Request
Repeat everything from the first line of the listing below through the line that contains "import plotly.graph_objects as go", exactly. Leave out pictures.

+-------+

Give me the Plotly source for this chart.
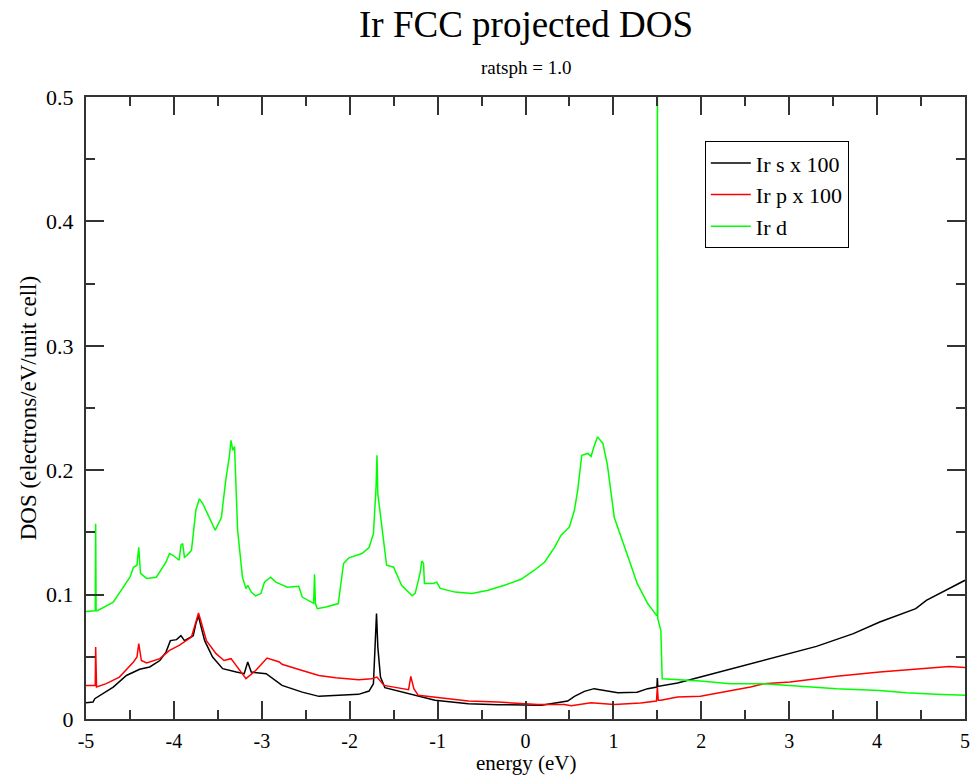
import plotly.graph_objects as go

# ---- Ir d (green) ----
d_x = [-5.0, -4.92, -4.895, -4.89, -4.885, -4.87, -4.69, -4.50, -4.46, -4.42, -4.40, -4.38, -4.31, -4.20,
       -4.09, -4.05, -4.01, -3.94, -3.92, -3.90, -3.88, -3.85, -3.80, -3.75, -3.71, -3.67, -3.53, -3.46,
       -3.41, -3.37, -3.35, -3.33, -3.31, -3.275, -3.22, -3.18, -3.16, -3.12, -3.07, -3.01, -2.97, -2.90,
       -2.84, -2.71, -2.58, -2.54, -2.41, -2.40, -2.39, -2.37, -2.27, -2.13, -2.07, -2.01, -1.86, -1.78,
       -1.73, -1.70, -1.69, -1.68, -1.63, -1.58, -1.50, -1.41, -1.29, -1.255, -1.20, -1.18, -1.16, -1.15,
       -1.05, -1.01, -0.97, -0.80, -0.61, -0.425, -0.24, -0.05, 0.10, 0.217, 0.33, 0.405, 0.50, 0.557,
       0.594, 0.64, 0.71, 0.745, 0.78, 0.82, 0.88, 0.93, 1.01, 1.085, 1.18, 1.27, 1.39, 1.49, 1.50, 1.50,
       1.505, 1.54, 1.555, 1.99, 2.33, 2.71, 3.01, 3.27, 3.54, 4.03, 4.33, 4.67, 5.0]
d_y = [0.0865, 0.087, 0.087, 0.157, 0.087, 0.087, 0.094, 0.114, 0.122, 0.1236, 0.138, 0.117, 0.113, 0.114,
       0.126, 0.133, 0.1316, 0.1276, 0.1397, 0.141, 0.130, 0.1316, 0.1356, 0.168, 0.177, 0.173, 0.1517, 0.162,
       0.192, 0.2107, 0.224, 0.216, 0.219, 0.1517, 0.114, 0.1048, 0.1075, 0.102, 0.099, 0.101, 0.110, 0.114,
       0.110, 0.106, 0.1067, 0.098, 0.093, 0.1163, 0.093, 0.0887, 0.090, 0.0928, 0.125, 0.1295, 0.133, 0.1378,
       0.149, 0.1866, 0.212, 0.181, 0.1517, 0.1236, 0.122, 0.1075, 0.099, 0.101, 0.117, 0.127, 0.125, 0.109,
       0.109, 0.110, 0.105, 0.102, 0.1008, 0.1035, 0.1075, 0.1123, 0.1196, 0.126, 0.138, 0.1477, 0.1544, 0.168,
       0.184, 0.212, 0.2135, 0.211, 0.219, 0.2268, 0.2215, 0.205, 0.162, 0.146, 0.1276, 0.109, 0.0928, 0.0833,
       0.0833, 0.62, 0.0807, 0.071, 0.0324, 0.0305, 0.0284, 0.0284, 0.027, 0.0257, 0.0244, 0.023, 0.0211,
       0.0198, 0.019]

# ---- Ir s x 100 (black) ----
s_x = [-5.0, -4.92, -4.90, -4.84, -4.69, -4.54, -4.43, -4.39, -4.275, -4.16, -4.09, -4.04, -3.97, -3.92,
       -3.88, -3.78, -3.75, -3.72, -3.70, -3.65, -3.56, -3.445, -3.29, -3.20, -3.16, -3.12, -3.03, -2.95,
       -2.77, -2.54, -2.35, -2.05, -1.90, -1.78, -1.73, -1.71, -1.695, -1.68, -1.65, -1.60, -1.41, -1.22,
       -1.03, -0.65, -0.31, 0.18, 0.33, 0.48, 0.557, 0.67, 0.78, 0.90, 1.05, 1.27, 1.39, 1.495, 1.50, 1.505,
       1.73, 1.99, 2.56, 3.01, 3.31, 3.73, 4.03, 4.44, 4.56, 5.0]
s_y = [0.0131, 0.0136, 0.0163, 0.019, 0.0257, 0.035, 0.0385, 0.040, 0.0418, 0.047, 0.0538, 0.063, 0.0638, 0.067,
       0.063, 0.067, 0.0767, 0.083, 0.0767, 0.063, 0.0498, 0.0405, 0.0377, 0.0364, 0.0458, 0.0377, 0.037, 0.0364,
       0.027, 0.0216, 0.0182, 0.019, 0.0198, 0.0225, 0.0284, 0.0606, 0.0847, 0.0578, 0.0337, 0.0252, 0.0216, 0.0182,
       0.015, 0.0123, 0.0115, 0.011, 0.0128, 0.0144, 0.0182, 0.0222, 0.0244, 0.023, 0.0212, 0.0216, 0.0244, 0.0257,
       0.033, 0.0262, 0.0289, 0.0337, 0.0445, 0.0525, 0.0584, 0.0686, 0.078, 0.0887, 0.0954, 0.1115]

# ---- Ir p x 100 (red) ----
p_x = [-5.0, -4.91, -4.895, -4.89, -4.88, -4.77, -4.62, -4.46, -4.42, -4.40, -4.37, -4.31, -4.16, -4.05,
       -3.94, -3.80, -3.75, -3.72, -3.69, -3.63, -3.52, -3.43, -3.35, -3.29, -3.18, -3.07, -2.94, -2.80,
       -2.77, -2.54, -2.35, -2.16, -1.90, -1.75, -1.69, -1.61, -1.48, -1.33, -1.305, -1.27, -1.22, -1.03,
       -0.65, -0.31, 0.14, 0.44, 0.52, 0.745, 1.01, 1.31, 1.49, 1.50, 1.51, 1.54, 1.73, 1.99, 2.56, 2.71,
       3.01, 3.54, 4.03, 4.82, 5.0]
p_y = [0.027, 0.027, 0.027, 0.0578, 0.0257, 0.0284, 0.0337, 0.0458, 0.0498, 0.0606, 0.047, 0.045, 0.0485, 0.0552,
       0.0592, 0.0659, 0.0793, 0.0852, 0.078, 0.063, 0.0525, 0.047, 0.0485, 0.043, 0.0324, 0.039, 0.049, 0.0458,
       0.044, 0.039, 0.035, 0.0332, 0.0316, 0.0324, 0.0337, 0.027, 0.0257, 0.0236, 0.0343, 0.0244, 0.019, 0.0176,
       0.0144, 0.0136, 0.0117, 0.0117, 0.0107, 0.0131, 0.0117, 0.0128, 0.0144, 0.0257, 0.015, 0.015, 0.0176, 0.0182,
       0.0257, 0.0284, 0.0297, 0.0343, 0.0377, 0.0423, 0.0413]

x_ticks = [-5, -4, -3, -2, -1, 0, 1, 2, 3, 4, 5]
y_ticks = [0, 0.1, 0.2, 0.3, 0.4, 0.5]
y_tick_text = ["0", "0.1", "0.2", "0.3", "0.4", "0.5"]

FONT = "Liberation Serif"

fig = go.Figure()
fig.add_trace(go.Scatter(x=s_x, y=s_y, mode="lines", name="Ir s x 100",
                         line=dict(color="#000000", width=1.5)))
fig.add_trace(go.Scatter(x=p_x, y=p_y, mode="lines", name="Ir p x 100",
                         line=dict(color="#ff0000", width=1.5)))
fig.add_trace(go.Scatter(x=d_x, y=d_y, mode="lines", name="Ir d",
                         line=dict(color="#00ff00", width=1.5)))

axis_common = dict(showgrid=False, zeroline=False, showline=True, linecolor="#333333", linewidth=2,
                   mirror="allticks", ticks="inside", tickcolor="#333333", tickwidth=2, ticklen=18)

fig.update_xaxes(range=[-5, 5], tickvals=x_ticks, ticktext=[str(v) for v in x_ticks],
                 tickfont=dict(family=FONT, size=20, color="#000000"),
                 minor=dict(dtick=0.5, ticks="inside", ticklen=9, tickwidth=2, tickcolor="#333333"),
                 ticklabelstandoff=3, **axis_common)
fig.update_yaxes(range=[0, 0.5], tickvals=y_ticks, ticktext=y_tick_text,
                 tickfont=dict(family=FONT, size=22, color="#000000"),
                 minor=dict(dtick=0.05, ticks="inside", ticklen=9, tickwidth=2, tickcolor="#333333"),
                 ticklabelstandoff=6, **axis_common)

fig.update_layout(
    width=980, height=777,
    margin=dict(l=86, r=10, t=97, b=58.4, pad=0),
    paper_bgcolor="white", plot_bgcolor="white",
    showlegend=True,
    legend=dict(x=0.704, y=0.929, xanchor="left", yanchor="top",
                bgcolor="white", bordercolor="#000000", borderwidth=1,
                font=dict(family=FONT, size=22, color="#000000"),
                tracegroupgap=0, itemwidth=40),
    annotations=[
        dict(text="Ir FCC projected DOS", x=0.5, y=1.116, xref="paper", yref="paper",
             xanchor="center", yanchor="middle", showarrow=False,
             font=dict(family=FONT, size=37, color="#000000")),
        dict(text="ratsph = 1.0", x=0.5, y=1.0467, xref="paper", yref="paper",
             xanchor="center", yanchor="middle", showarrow=False,
             font=dict(family=FONT, size=19, color="#000000")),
        dict(text="energy (eV)", x=0.5, y=-0.0705, xref="paper", yref="paper",
             xanchor="center", yanchor="middle", showarrow=False,
             font=dict(family=FONT, size=21, color="#000000")),
        dict(text="DOS (electrons/eV/unit cell)", x=-0.0656, y=0.5, xref="paper", yref="paper",
             xanchor="center", yanchor="middle", showarrow=False, textangle=-90,
             font=dict(family=FONT, size=23, color="#000000")),
    ],
)

fig.write_html("out.html")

+-------+

Complete output
Give me the Plotly source for this chart.
import plotly.graph_objects as go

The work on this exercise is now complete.